## begin DATASET RECORDS
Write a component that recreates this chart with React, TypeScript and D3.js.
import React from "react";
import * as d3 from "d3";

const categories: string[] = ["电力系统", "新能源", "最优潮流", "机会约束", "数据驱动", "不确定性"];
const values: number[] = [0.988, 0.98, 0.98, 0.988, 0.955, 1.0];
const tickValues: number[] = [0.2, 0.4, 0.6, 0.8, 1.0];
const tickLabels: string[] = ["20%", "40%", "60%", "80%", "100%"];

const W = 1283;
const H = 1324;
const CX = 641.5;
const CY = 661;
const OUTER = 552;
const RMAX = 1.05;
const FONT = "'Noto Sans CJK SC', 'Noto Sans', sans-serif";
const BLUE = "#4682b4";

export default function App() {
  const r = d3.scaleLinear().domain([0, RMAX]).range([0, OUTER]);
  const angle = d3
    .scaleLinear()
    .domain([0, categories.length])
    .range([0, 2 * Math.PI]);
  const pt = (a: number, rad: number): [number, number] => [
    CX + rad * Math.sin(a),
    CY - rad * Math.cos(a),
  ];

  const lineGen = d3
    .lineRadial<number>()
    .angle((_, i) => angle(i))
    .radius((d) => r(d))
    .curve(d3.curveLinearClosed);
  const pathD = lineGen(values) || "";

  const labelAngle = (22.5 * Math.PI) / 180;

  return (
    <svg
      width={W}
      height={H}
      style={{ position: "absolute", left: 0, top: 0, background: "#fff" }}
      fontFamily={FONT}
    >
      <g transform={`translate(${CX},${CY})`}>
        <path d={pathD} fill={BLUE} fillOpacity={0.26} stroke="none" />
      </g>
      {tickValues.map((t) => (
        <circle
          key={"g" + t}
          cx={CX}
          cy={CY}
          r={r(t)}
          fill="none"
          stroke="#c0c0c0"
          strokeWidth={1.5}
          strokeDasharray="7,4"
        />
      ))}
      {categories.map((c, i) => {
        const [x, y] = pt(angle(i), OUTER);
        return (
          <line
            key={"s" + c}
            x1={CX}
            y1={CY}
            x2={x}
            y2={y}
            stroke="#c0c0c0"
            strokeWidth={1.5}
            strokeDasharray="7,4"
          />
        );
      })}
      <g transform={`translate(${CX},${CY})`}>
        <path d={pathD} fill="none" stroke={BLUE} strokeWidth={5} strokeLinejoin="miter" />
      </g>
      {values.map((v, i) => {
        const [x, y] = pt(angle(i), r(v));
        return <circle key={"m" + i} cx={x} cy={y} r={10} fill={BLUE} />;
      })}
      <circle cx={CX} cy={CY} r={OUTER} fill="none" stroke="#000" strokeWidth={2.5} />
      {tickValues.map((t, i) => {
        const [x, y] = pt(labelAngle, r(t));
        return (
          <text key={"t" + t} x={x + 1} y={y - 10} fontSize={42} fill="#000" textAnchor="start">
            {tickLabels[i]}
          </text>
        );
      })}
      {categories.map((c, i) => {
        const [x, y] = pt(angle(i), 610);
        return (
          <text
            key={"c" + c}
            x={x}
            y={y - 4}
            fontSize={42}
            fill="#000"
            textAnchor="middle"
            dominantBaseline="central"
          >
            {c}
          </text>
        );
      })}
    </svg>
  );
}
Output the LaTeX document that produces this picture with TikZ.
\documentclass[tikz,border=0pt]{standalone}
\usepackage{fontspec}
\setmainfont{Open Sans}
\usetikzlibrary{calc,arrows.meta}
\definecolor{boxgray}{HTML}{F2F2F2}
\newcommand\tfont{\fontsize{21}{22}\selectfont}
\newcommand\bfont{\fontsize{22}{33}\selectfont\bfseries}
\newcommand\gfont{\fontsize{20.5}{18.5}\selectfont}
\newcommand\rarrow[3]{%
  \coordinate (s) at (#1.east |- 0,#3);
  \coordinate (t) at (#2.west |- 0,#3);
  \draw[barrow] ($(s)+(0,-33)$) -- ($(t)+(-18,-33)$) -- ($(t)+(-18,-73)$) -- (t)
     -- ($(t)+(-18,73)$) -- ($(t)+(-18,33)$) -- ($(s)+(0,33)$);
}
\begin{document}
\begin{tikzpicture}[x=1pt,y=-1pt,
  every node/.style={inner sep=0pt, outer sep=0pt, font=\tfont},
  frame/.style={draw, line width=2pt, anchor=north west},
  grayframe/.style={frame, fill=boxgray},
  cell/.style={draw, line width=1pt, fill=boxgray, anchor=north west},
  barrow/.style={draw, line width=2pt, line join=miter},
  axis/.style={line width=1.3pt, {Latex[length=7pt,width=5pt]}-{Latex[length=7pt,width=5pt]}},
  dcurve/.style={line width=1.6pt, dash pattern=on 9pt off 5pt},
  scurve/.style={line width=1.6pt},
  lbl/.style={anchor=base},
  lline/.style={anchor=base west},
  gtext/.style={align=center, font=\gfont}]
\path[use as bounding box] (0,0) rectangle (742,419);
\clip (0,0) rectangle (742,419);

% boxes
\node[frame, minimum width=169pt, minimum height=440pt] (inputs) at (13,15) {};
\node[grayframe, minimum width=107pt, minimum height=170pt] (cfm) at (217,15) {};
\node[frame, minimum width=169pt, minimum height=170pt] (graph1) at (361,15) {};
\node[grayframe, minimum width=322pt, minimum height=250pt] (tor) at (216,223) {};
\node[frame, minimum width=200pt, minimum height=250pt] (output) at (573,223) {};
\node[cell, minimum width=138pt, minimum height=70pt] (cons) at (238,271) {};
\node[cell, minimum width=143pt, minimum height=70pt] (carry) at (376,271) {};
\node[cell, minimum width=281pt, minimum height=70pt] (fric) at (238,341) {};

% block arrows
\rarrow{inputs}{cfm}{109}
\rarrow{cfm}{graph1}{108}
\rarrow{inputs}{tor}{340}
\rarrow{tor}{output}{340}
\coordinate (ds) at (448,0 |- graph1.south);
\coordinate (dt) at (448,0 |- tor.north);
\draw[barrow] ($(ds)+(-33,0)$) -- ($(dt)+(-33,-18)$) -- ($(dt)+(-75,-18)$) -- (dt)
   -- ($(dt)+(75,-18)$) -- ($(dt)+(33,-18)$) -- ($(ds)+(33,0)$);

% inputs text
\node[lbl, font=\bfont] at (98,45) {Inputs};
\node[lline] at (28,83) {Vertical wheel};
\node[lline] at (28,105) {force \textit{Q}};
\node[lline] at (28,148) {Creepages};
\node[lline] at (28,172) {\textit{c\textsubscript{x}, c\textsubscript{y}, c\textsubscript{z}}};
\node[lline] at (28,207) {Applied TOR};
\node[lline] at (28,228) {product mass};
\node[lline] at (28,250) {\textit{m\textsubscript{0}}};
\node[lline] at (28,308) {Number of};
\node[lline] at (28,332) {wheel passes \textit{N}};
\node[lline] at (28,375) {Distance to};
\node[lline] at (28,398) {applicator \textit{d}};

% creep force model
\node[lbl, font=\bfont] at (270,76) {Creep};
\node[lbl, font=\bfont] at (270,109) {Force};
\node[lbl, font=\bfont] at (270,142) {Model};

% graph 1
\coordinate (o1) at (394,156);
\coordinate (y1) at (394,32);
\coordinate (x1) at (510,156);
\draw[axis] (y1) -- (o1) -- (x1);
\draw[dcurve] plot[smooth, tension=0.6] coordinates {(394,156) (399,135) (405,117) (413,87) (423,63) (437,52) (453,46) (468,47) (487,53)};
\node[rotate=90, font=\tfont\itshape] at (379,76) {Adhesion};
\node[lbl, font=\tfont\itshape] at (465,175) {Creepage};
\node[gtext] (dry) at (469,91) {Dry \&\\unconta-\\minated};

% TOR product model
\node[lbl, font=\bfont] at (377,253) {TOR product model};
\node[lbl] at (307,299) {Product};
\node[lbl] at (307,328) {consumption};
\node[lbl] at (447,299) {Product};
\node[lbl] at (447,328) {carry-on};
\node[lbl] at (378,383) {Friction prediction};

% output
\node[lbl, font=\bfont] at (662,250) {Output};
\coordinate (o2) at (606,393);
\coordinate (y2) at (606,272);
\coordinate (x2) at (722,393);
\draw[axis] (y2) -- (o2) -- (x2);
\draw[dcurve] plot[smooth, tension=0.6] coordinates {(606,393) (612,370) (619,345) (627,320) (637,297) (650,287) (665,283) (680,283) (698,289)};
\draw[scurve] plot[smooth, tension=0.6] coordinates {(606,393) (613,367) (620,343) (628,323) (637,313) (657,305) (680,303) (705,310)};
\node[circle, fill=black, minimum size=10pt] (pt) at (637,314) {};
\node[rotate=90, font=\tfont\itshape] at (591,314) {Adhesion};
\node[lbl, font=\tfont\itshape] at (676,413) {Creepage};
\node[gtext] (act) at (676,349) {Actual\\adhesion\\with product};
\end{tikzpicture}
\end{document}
## end DATASET RECORDS
= WRITTEN PROBLEM =
Above are the records; from them, give again exactly the lines from the one containing "Output the LaTeX" through the one containing "minimum width=281pt, minimum", both included.

= TASK OUTPUT =
Output the LaTeX document that produces this picture with TikZ.
\documentclass[tikz,border=0pt]{standalone}
\usepackage{fontspec}
\setmainfont{Open Sans}
\usetikzlibrary{calc,arrows.meta}
\definecolor{boxgray}{HTML}{F2F2F2}
\newcommand\tfont{\fontsize{21}{22}\selectfont}
\newcommand\bfont{\fontsize{22}{33}\selectfont\bfseries}
\newcommand\gfont{\fontsize{20.5}{18.5}\selectfont}
\newcommand\rarrow[3]{%
  \coordinate (s) at (#1.east |- 0,#3);
  \coordinate (t) at (#2.west |- 0,#3);
  \draw[barrow] ($(s)+(0,-33)$) -- ($(t)+(-18,-33)$) -- ($(t)+(-18,-73)$) -- (t)
     -- ($(t)+(-18,73)$) -- ($(t)+(-18,33)$) -- ($(s)+(0,33)$);
}
\begin{document}
\begin{tikzpicture}[x=1pt,y=-1pt,
  every node/.style={inner sep=0pt, outer sep=0pt, font=\tfont},
  frame/.style={draw, line width=2pt, anchor=north west},
  grayframe/.style={frame, fill=boxgray},
  cell/.style={draw, line width=1pt, fill=boxgray, anchor=north west},
  barrow/.style={draw, line width=2pt, line join=miter},
  axis/.style={line width=1.3pt, {Latex[length=7pt,width=5pt]}-{Latex[length=7pt,width=5pt]}},
  dcurve/.style={line width=1.6pt, dash pattern=on 9pt off 5pt},
  scurve/.style={line width=1.6pt},
  lbl/.style={anchor=base},
  lline/.style={anchor=base west},
  gtext/.style={align=center, font=\gfont}]
\path[use as bounding box] (0,0) rectangle (742,419);
\clip (0,0) rectangle (742,419);

% boxes
\node[frame, minimum width=169pt, minimum height=440pt] (inputs) at (13,15) {};
\node[grayframe, minimum width=107pt, minimum height=170pt] (cfm) at (217,15) {};
\node[frame, minimum width=169pt, minimum height=170pt] (graph1) at (361,15) {};
\node[grayframe, minimum width=322pt, minimum height=250pt] (tor) at (216,223) {};
\node[frame, minimum width=200pt, minimum height=250pt] (output) at (573,223) {};
\node[cell, minimum width=138pt, minimum height=70pt] (cons) at (238,271) {};
\node[cell, minimum width=143pt, minimum height=70pt] (carry) at (376,271) {};
\node[cell, minimum width=281pt, minimum height=70pt] (fric) at (238,341) {};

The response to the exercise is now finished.